The Reserve Bank of India Governor, Urjit Patel, thinks that the country’s economy would accelerate in the current financial year 2018 – 19. He expressed the confidence that India could overcome the resilient performance seen in 2017 – 18 and deliver an accelerated pace of growth. The improved sentiments come on the heels of expected dying down of the demonetization impact and the launch of the GST in July last year. The economic growth is a key factor as the ruling party has to face the electorate next year.
In the latest year, the real gross domestic product (GDP) has moderated from the previous year’s 7.1 percent growth to 6.6 percent. However, the RBI Governor pointed out that the second half has witnessed a strong rebound citing the turnaround in demand for investment. This was ably helped by a number of factors. This included acceleration in manufacturing, increasing sales uptick, rising pick-up in capacity utilization and a record agricultural harvest. The services sector too witnessed a strong activity.

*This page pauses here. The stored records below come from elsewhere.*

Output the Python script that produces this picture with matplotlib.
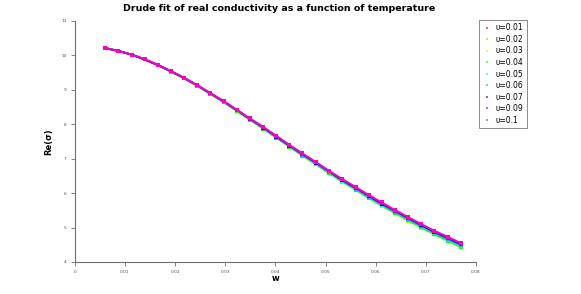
import matplotlib
matplotlib.use("Agg")
import matplotlib.pyplot as plt
import numpy as np

w = [0.0060, 0.0086, 0.0113, 0.0139, 0.0165, 0.0191, 0.0218, 0.0244, 0.0270, 0.0297,
     0.0323, 0.0349, 0.0376, 0.0402, 0.0428, 0.0454, 0.0481, 0.0507, 0.0533, 0.0560,
     0.0586, 0.0612, 0.0639, 0.0665, 0.0691, 0.0717, 0.0744, 0.0770]

labels = ["υ=0.01", "υ=0.02", "υ=0.03", "υ=0.04", "υ=0.05", "υ=0.06", "υ=0.07", "υ=0.09", "υ=0.1"]

s001 = [10.21, 10.13, 10.02, 9.88, 9.72, 9.54, 9.33, 9.12, 8.88, 8.64, 8.39, 8.14, 7.88, 7.62,
        7.36, 7.10, 6.85, 6.60, 6.35, 6.11, 5.88, 5.65, 5.44, 5.23, 5.02, 4.83, 4.64, 4.46]
s002 = [10.21, 10.13, 10.02, 9.88, 9.72, 9.53, 9.33, 9.11, 8.88, 8.64, 8.39, 8.13, 7.88, 7.61,
        7.35, 7.10, 6.84, 6.59, 6.34, 6.11, 5.87, 5.65, 5.43, 5.22, 5.01, 4.82, 4.63, 4.45]
s003 = [10.21, 10.13, 10.02, 9.88, 9.72, 9.53, 9.33, 9.11, 8.88, 8.64, 8.38, 8.13, 7.87, 7.60,
        7.34, 7.08, 6.83, 6.58, 6.33, 6.09, 5.86, 5.63, 5.41, 5.20, 5.00, 4.80, 4.61, 4.43]
s004 = [10.21, 10.13, 10.02, 9.88, 9.72, 9.53, 9.33, 9.11, 8.88, 8.64, 8.39, 8.13, 7.87, 7.61,
        7.35, 7.09, 6.84, 6.58, 6.34, 6.10, 5.86, 5.64, 5.42, 5.21, 5.01, 4.81, 4.62, 4.44]
s005 = [10.21, 10.13, 10.02, 9.88, 9.72, 9.54, 9.34, 9.12, 8.89, 8.65, 8.40, 8.14, 7.88, 7.62,
        7.36, 7.11, 6.85, 6.60, 6.36, 6.12, 5.89, 5.66, 5.45, 5.24, 5.03, 4.84, 4.65, 4.47]
s006 = [10.21, 10.13, 10.02, 9.88, 9.72, 9.54, 9.34, 9.12, 8.89, 8.65, 8.40, 8.15, 7.89, 7.63,
        7.37, 7.12, 6.86, 6.61, 6.37, 6.13, 5.90, 5.68, 5.46, 5.25, 5.05, 4.86, 4.67, 4.49]
s007 = [10.21, 10.13, 10.02, 9.88, 9.72, 9.54, 9.34, 9.13, 8.90, 8.66, 8.41, 8.16, 7.90, 7.64,
        7.38, 7.13, 6.88, 6.63, 6.38, 6.15, 5.92, 5.69, 5.48, 5.27, 5.07, 4.87, 4.69, 4.51]
s009 = [10.21, 10.13, 10.02, 9.88, 9.72, 9.54, 9.34, 9.13, 8.90, 8.66, 8.42, 8.16, 7.91, 7.65,
        7.39, 7.14, 6.89, 6.64, 6.40, 6.16, 5.93, 5.71, 5.49, 5.29, 5.09, 4.89, 4.71, 4.53]
s010 = [10.21, 10.13, 10.02, 9.89, 9.73, 9.55, 9.35, 9.13, 8.91, 8.67, 8.42, 8.17, 7.92, 7.66,
        7.40, 7.15, 6.90, 6.65, 6.41, 6.18, 5.95, 5.73, 5.51, 5.30, 5.10, 4.91, 4.73, 4.55]

series = [s001, s002, s003, s004, s005, s006, s007, s009, s010]

fig = plt.figure(figsize=(5.81, 2.94), dpi=100)
ax = fig.add_axes([0.129, 0.109, 0.690, 0.820])

cmap = plt.get_cmap("hsv")
n = len(series)
for i, ys in enumerate(series):
    col = cmap(i / n)
    ax.plot(w, ys, "-", color=col, lw=1.3, zorder=2)
for i, (ys, lab) in enumerate(zip(series, labels)):
    col = cmap(i / n)
    ax.plot(w, ys, linestyle="none", marker="s", ms=2.2, mew=0, color=col, label=lab, zorder=3)

ax.set_xlim(0, 0.08)
ax.set_ylim(4, 11)
ax.set_xticks([0, 0.01, 0.02, 0.03, 0.04, 0.05, 0.06, 0.07, 0.08])
ax.set_xticklabels(["0", "0.01", "0.02", "0.03", "0.04", "0.05", "0.06", "0.07", "0.08"])
ax.set_yticks([4, 5, 6, 7, 8, 9, 10, 11])

for side in ["top", "right"]:
    ax.spines[side].set_visible(False)
for side in ["left", "bottom"]:
    ax.spines[side].set_color("#707070")
    ax.spines[side].set_linewidth(0.8)
ax.tick_params(direction="out", length=3, width=0.6, colors="#707070", labelsize=3.2,
               labelcolor="#555555", pad=3)

ax.set_xlabel("w", fontsize=6, fontweight="bold", labelpad=0)
ax.set_ylabel("Re(σ)", fontsize=6, fontweight="bold", labelpad=6)
fig.suptitle("Drude fit of real conductivity as a function of temperature",
             fontsize=6.8, fontweight="bold", x=0.481, y=0.985)

leg = ax.legend(loc="upper left", bbox_to_anchor=(1.005, 1.01), fontsize=5.5,
                frameon=True, fancybox=False, edgecolor="#555555", handlelength=1.2,
                handletextpad=0.5, labelspacing=0.33, borderpad=0.45, markerscale=0.7,
                borderaxespad=0.2)
leg.get_frame().set_linewidth(0.6)
for h in leg.legend_handles:
    h.set_alpha(0.6)

fig.savefig("out.png", dpi=100)
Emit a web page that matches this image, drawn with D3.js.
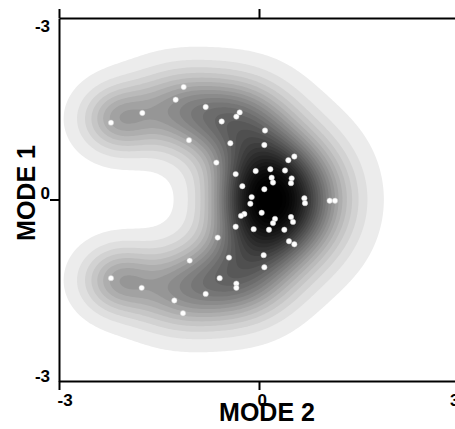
<!DOCTYPE html>
<html>
<head>
<meta charset="utf-8">
<script src="https://cdn.jsdelivr.net/npm/d3@7"></script>
<style>
  body { margin: 0; background: #fff; }
  svg { display: block; }
  text { font-family: "Liberation Sans", Arial, sans-serif; font-weight: bold; }
</style>
</head>
<body>
<svg id="chart" width="455" height="429"></svg>
<script>
// sample points (MODE 2 on x, MODE 1 on y)
const mode2 = [-1.13, -1.25, -1.75, -2.22, -0.80, -0.29, -0.34, -0.56, -1.05, -0.43,
  -0.64, -0.35, -0.05, -0.25, -0.11, -0.13, -0.22, -0.27, -0.35, -0.08,
  -0.62, -0.45, -1.04, -0.59, -2.22, -1.76, -0.34, -0.34, -0.80, -1.27,
  -1.14, 0.09, 0.08, 0.44, 0.53, 0.17, 0.39, 0.19, 0.21, 0.49,
  0.48, 0.08, 0.68, 0.69, 1.06, 1.14, 0.04, 0.24, 0.21, 0.48,
  0.51, 0.15, 0.38, 0.45, 0.53, 0.07, 0.08];
const mode1 = [1.86, 1.65, 1.43, 1.27, 1.53, 1.44, 1.37, 1.29, 0.98, 0.93,
  0.61, 0.42, 0.47, 0.22, 0.04, -0.07, -0.24, -0.27, -0.45, -0.49,
  -0.63, -0.96, -1.01, -1.30, -1.30, -1.46, -1.39, -1.46, -1.56, -1.67,
  -1.88, 1.14, 0.90, 0.65, 0.71, 0.50, 0.48, 0.36, 0.28, 0.35,
  0.27, 0.17, 0.02, -0.06, -0.02, -0.02, -0.22, -0.32, -0.39, -0.29,
  -0.37, -0.50, -0.50, -0.69, -0.74, -0.92, -1.12];

// density components
const blobX  = [0.05, 0.55, -0.40, -1.20, -2.10, -0.40, -1.20, -2.10];
const blobY  = [0.00, 0.00, 1.30, 1.50, 1.33, -1.30, -1.50, -1.33];
const blobSx = [0.47, 0.53, 0.50, 0.50, 0.37, 0.50, 0.50, 0.37];
const blobSy = [0.74, 0.66, 0.47, 0.43, 0.36, 0.47, 0.43, 0.36];
const blobW  = [1.00, 0.55, 0.42, 0.33, 0.30, 0.42, 0.33, 0.30];

const xTicks = [-3, 0, 3];
const xTickLabels = ["-3", "0", "3"];
const yTicks = [-3, 0, 3];
const yTickLabels = ["-3", "0", "-3"];

const svg = d3.select("#chart");
const plotL = 59, plotR = 459, plotT = 18, plotB = 381;

const x = d3.scaleLinear().domain([-3, 3]).range([plotL, plotR]);
const y = d3.scaleLinear().domain([-3, 3]).range([plotB, plotT]);

svg.append("clipPath").attr("id", "plotClip")
  .append("rect")
  .attr("x", plotL).attr("y", plotT)
  .attr("width", plotR - plotL).attr("height", plotB - plotT);

// density grid
const step = 2;
const nx = Math.ceil((plotR - plotL) / step) + 1;
const ny = Math.ceil((plotB - plotT) / step) + 1;
const values = new Float64Array(nx * ny);
for (let j = 0; j < ny; j++) {
  const yv = y.invert(plotT + j * step);
  for (let i = 0; i < nx; i++) {
    const xv = x.invert(plotL + i * step);
    let s = 0;
    for (let k = 0; k < blobX.length; k++) {
      const dx = (xv - blobX[k]) / blobSx[k];
      const dy = (yv - blobY[k]) / blobSy[k];
      s += blobW[k] * Math.exp(-(dx * dx + dy * dy) / 2);
    }
    values[j * nx + i] = s;
  }
}

const maxV = d3.max(values);
const nLevels = 28;
const lo = 0.025;
const thresholds = d3.range(nLevels).map(k => lo + k * (maxV * 0.95 - lo) / (nLevels - 1));

// grey level falls a bit faster than linear
const grey = i => 236 * Math.pow(1 - i / (nLevels - 1), 1.5);

const contours = d3.contours().size([nx, ny]).thresholds(thresholds)(values);

const path = d3.geoPath(d3.geoTransform({
  point: function (px, py) {
    this.stream.point(plotL + (px - 0.5) * step, plotT + (py - 0.5) * step);
  }
}));

svg.append("g")
  .attr("clip-path", "url(#plotClip)")
  .selectAll("path")
  .data(contours)
  .join("path")
  .attr("d", path)
  .attr("fill", (d, i) => { const g = Math.round(grey(i)); return `rgb(${g},${g},${g})`; });

// points
svg.append("g")
  .selectAll("circle")
  .data(mode2)
  .join("circle")
  .attr("cx", d => x(d))
  .attr("cy", (d, i) => y(mode1[i]))
  .attr("r", 2.7)
  .attr("fill", "#fff")
  .attr("stroke", "#c8c8c8")
  .attr("stroke-width", 0.5);

// axes
const bottomAxis = svg.append("g")
  .attr("transform", `translate(0,${plotB})`)
  .call(d3.axisBottom(x).tickValues(xTicks).tickSize(9).tickSizeOuter(0)
    .tickFormat((d, i) => xTickLabels[i]));
bottomAxis.select(".domain").attr("stroke-width", 2);
bottomAxis.selectAll(".tick line").attr("stroke-width", 2);
bottomAxis.selectAll(".tick text")
  .style("font-size", "17px")
  .attr("y", 13).attr("dy", "0.71em")
  .attr("text-anchor", (d, i) => i === 2 ? "end" : "start")
  .attr("x", (d, i) => i === 2 ? 0 : -2);

const topAxis = svg.append("g")
  .attr("transform", `translate(0,${plotT})`)
  .call(d3.axisTop(x).tickValues(xTicks).tickSize(9).tickSizeOuter(0).tickFormat(""));
topAxis.select(".domain").attr("stroke-width", 2);
topAxis.selectAll(".tick line").attr("stroke-width", 2);

const leftAxis = svg.append("g")
  .attr("transform", `translate(${plotL},0)`)
  .call(d3.axisLeft(y).tickValues(yTicks).tickSize(9).tickSizeOuter(0)
    .tickFormat((d, i) => yTickLabels[i]));
leftAxis.select(".domain").attr("stroke-width", 2);
leftAxis.selectAll(".tick line")
  .attr("stroke-width", 2)
  .attr("x2", d => d === 0 ? -9 : 0);
leftAxis.selectAll(".tick text")
  .style("font-size", "17px")
  .attr("x", -9)
  .attr("dy", d => d === 3 ? "0.8em" : d === 0 ? "-0.05em" : "0.05em");

[bottomAxis, topAxis, leftAxis].forEach(a => a.attr("font-size", null).attr("font-family", null));

// axis titles
svg.append("text")
  .attr("x", 267).attr("y", 421)
  .attr("text-anchor", "middle")
  .style("font-size", "25px")
  .text("MODE 2");

svg.append("text")
  .attr("transform", "translate(35,193) rotate(-90)")
  .attr("text-anchor", "middle")
  .style("font-size", "25px")
  .text("MODE 1");
</script>
</body>
</html>
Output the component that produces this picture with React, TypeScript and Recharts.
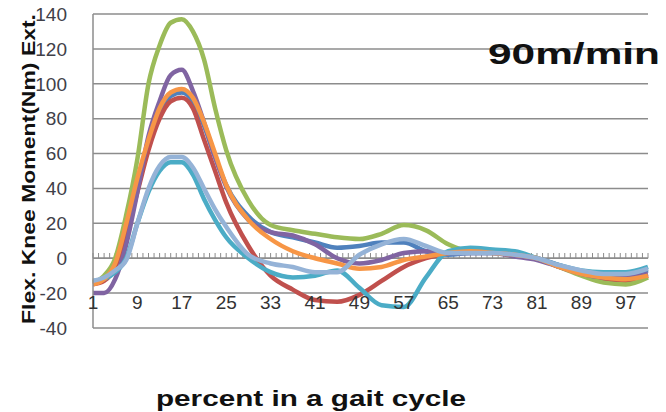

Patel thinks that a number of factors would continue to drive the growth pace in the current year too. He sees a clearer sign of the revival in the investment climate, and he sees sustaining of such activities in the current year. The banking regulator’s top personality indicated improving demand for gold thus encouraging exports besides lifting fresh investments. On the whole, real GDP growth is predicted to see an expansion of 7.4 percent with balanced risk profile.
Patel pointed out that inflation has eased to hit 4.3 percent in March after hitting 5.2 percent in December due to an unusual increase in vegetable prices. During the address, he also pointed out that headline consumer price inflation generally remained lower than the mid-term estimation of 4 percent since November 2016 when Narendra Modi announced demonetization. He also sees inflation outlook continuing to be influenced by other factors. This included a potential moderation of food prices. However, this depends on the normal monsoon and effective management of food supply.
The BloombergQuint reported that “Countervailing this, upside risks emanate from the distinct hardening bias in crude oil prices, the steady firming up of inflation excluding food and fuel mirroring pick up in domestic demand, and spillovers from financial volatility as markets re-price the path of monetary policy normalization by systemic central banks.”
The RBI Governor pointed out that key policy rate was not changed during the April meeting after taking into account the upside risks to inflation. As a result, the committee took a neutral stance on rate, which is six percent. He also noted the government’s fiscal produce efforts that brought down the gross fiscal deficit to 3.5 percent of GDP in 2017-18 by boosting tax revenues and subsidies rationalization. The key point was that this was achieved without any compromise on social sector spending or public investment needs.
Patel pointed out the budgeted gross fiscal deficit of 3.3 percent for the year 2018 – 19. He also noted the government’s acceptance of a debt rule to bring down the debt to 40 percent of the debt-to-GDP ratio by the year 2024-25. However, the current account deficit has widened to 1.9 percent in the first nine-month period of 2017-18 from 0.7 percent in the previous year due to import growth pace compared to exports.